Exercise instructions: List all lines of the data that include the string "this".
[Begin]
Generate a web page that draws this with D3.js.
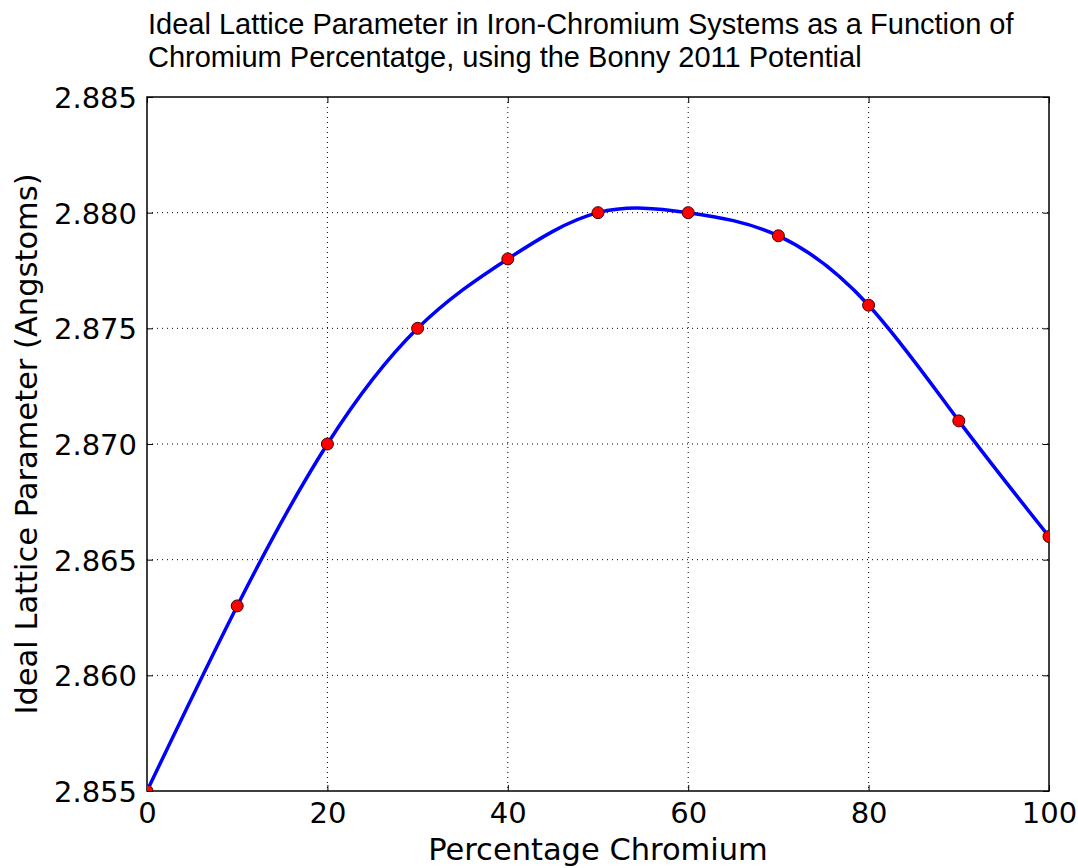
<!DOCTYPE html>
<html><head><meta charset="utf-8">
<script src="https://cdn.jsdelivr.net/npm/d3@7"></script>
<style>body{margin:0;background:#fff}</style>
</head><body>
<svg id="c" width="1078" height="868"></svg>
<script>
const xValues = [0,10,20,30,40,50,60,70,80,90,100];
const yValues = [2.855,2.863,2.870,2.875,2.878,2.880,2.880,2.879,2.876,2.871,2.866];
const xTicks = [0,20,40,60,80,100];
const yTicks = [2.855,2.860,2.865,2.870,2.875,2.880,2.885];
const titleLines = ["Ideal Lattice Parameter in Iron-Chromium Systems as a Function of","Chromium Percentatge, using the Bonny 2011 Potential"];
const xLabel = "Percentage Chromium";
const yLabel = "Ideal Lattice Parameter (Angstoms)";

const svg = d3.select("#c");
const L=147, R=1049, T=97, B=791;
const x = d3.scaleLinear().domain([0,100]).range([L,R]);
const y = d3.scaleLinear().domain([2.855,2.885]).range([B,T]);
const font = "DejaVu Sans";

// grid
const g = svg.append("g");
g.selectAll(".gx").data(xTicks.slice(1,-1)).enter().append("line")
 .attr("x1",d=>x(d)).attr("x2",d=>x(d)).attr("y1",T).attr("y2",B)
 .attr("stroke","#000").attr("stroke-width",1).attr("stroke-dasharray","1,4");
g.selectAll(".gy").data(yTicks.slice(1,-1)).enter().append("line")
 .attr("y1",d=>y(d)).attr("y2",d=>y(d)).attr("x1",L).attr("x2",R)
 .attr("stroke","#000").attr("stroke-width",1).attr("stroke-dasharray","1,4");

// axes
const fmtY = d3.format(".3f");
const ax = svg.append("g").attr("transform",`translate(0,${B})`)
 .call(d3.axisBottom(x).tickValues(xTicks).tickSize(-6).tickPadding(10).tickFormat(d3.format("d")));
const axTop = svg.append("g").attr("transform",`translate(0,${T})`)
 .call(d3.axisTop(x).tickValues(xTicks).tickSize(-6).tickFormat(""));
const ay = svg.append("g").attr("transform",`translate(${L},0)`)
 .call(d3.axisLeft(y).tickValues(yTicks).tickSize(-6).tickPadding(10).tickFormat(fmtY));
const ayR = svg.append("g").attr("transform",`translate(${R},0)`)
 .call(d3.axisRight(y).tickValues(yTicks).tickSize(-6).tickFormat(""));
[ax,axTop,ay,ayR].forEach(a=>{
  a.selectAll(".domain").remove();
  a.selectAll("line").attr("stroke","#000").attr("stroke-width",1);
  a.selectAll("text").attr("font-family",font).attr("font-size",29).attr("fill","#000");
});
ax.selectAll("text").attr("dy",0).attr("y",32);
ay.selectAll("text").attr("dy","0.36em");

svg.append("rect").attr("x",L).attr("y",T).attr("width",R-L).attr("height",B-T)
 .attr("fill","none").attr("stroke","#000").attr("stroke-width",1.5);

// line
const pts = xValues.map((d,i)=>[d,yValues[i]]);
svg.append("defs").append("clipPath").attr("id","clip").append("rect")
 .attr("x",L).attr("y",T).attr("width",R-L).attr("height",B-T);
svg.append("path").datum(pts)
 .attr("d",d3.line().x(d=>x(d[0])).y(d=>y(d[1])).curve(d3.curveNatural))
 .attr("fill","none").attr("stroke","#0000ff").attr("stroke-width",3.5)
 .attr("clip-path","url(#clip)");
svg.append("g").attr("clip-path","url(#clip)").selectAll("circle").data(pts).enter().append("circle")
 .attr("cx",d=>x(d[0])).attr("cy",d=>y(d[1])).attr("r",6)
 .attr("fill","#ff0000").attr("stroke","#400000").attr("stroke-width",1);

// title
svg.append("text").attr("x",148).attr("y",0).attr("font-family","Liberation Sans, Arial").attr("font-size",29).attr("fill","#000")
 .selectAll("tspan").data(titleLines).enter().append("tspan")
 .attr("x",148).attr("y",(d,i)=>34+i*33).text(d=>d);

svg.append("text").attr("x",(L+R)/2).attr("y",860).attr("text-anchor","middle")
 .attr("font-family",font).attr("font-size",30.5).attr("fill","#000").text(xLabel);
svg.append("text").attr("transform",`translate(37,${(T+B)/2}) rotate(-90)`).attr("text-anchor","middle")
 .attr("font-family",font).attr("font-size",30.5).attr("fill","#000").text(yLabel);
</script>
</body></html>
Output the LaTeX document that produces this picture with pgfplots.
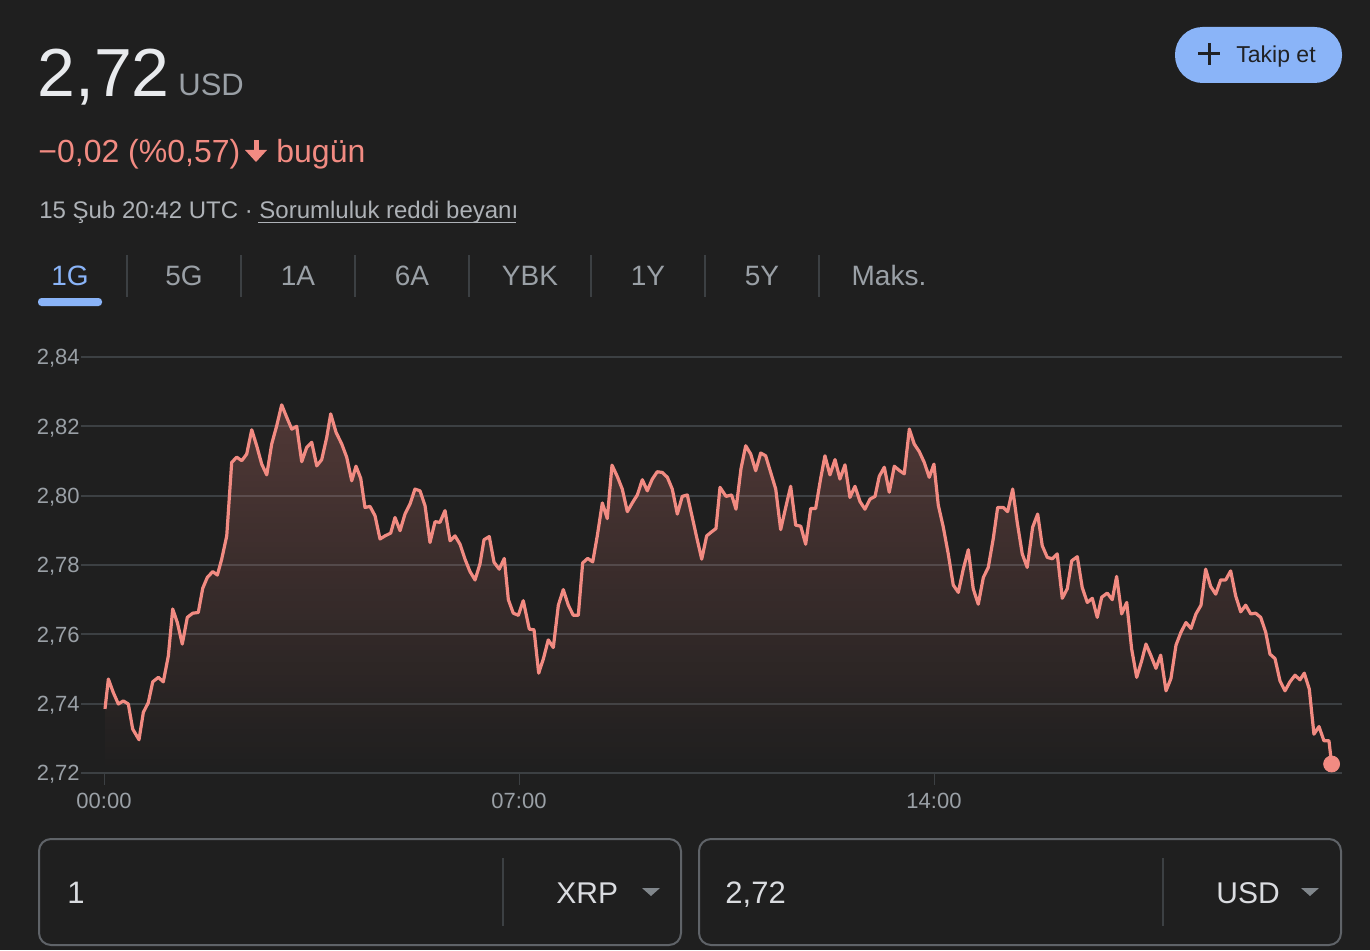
[End]
Task output:
Generate a web page that draws this with D3.js.
Output the LaTeX document that produces this picture with pgfplots.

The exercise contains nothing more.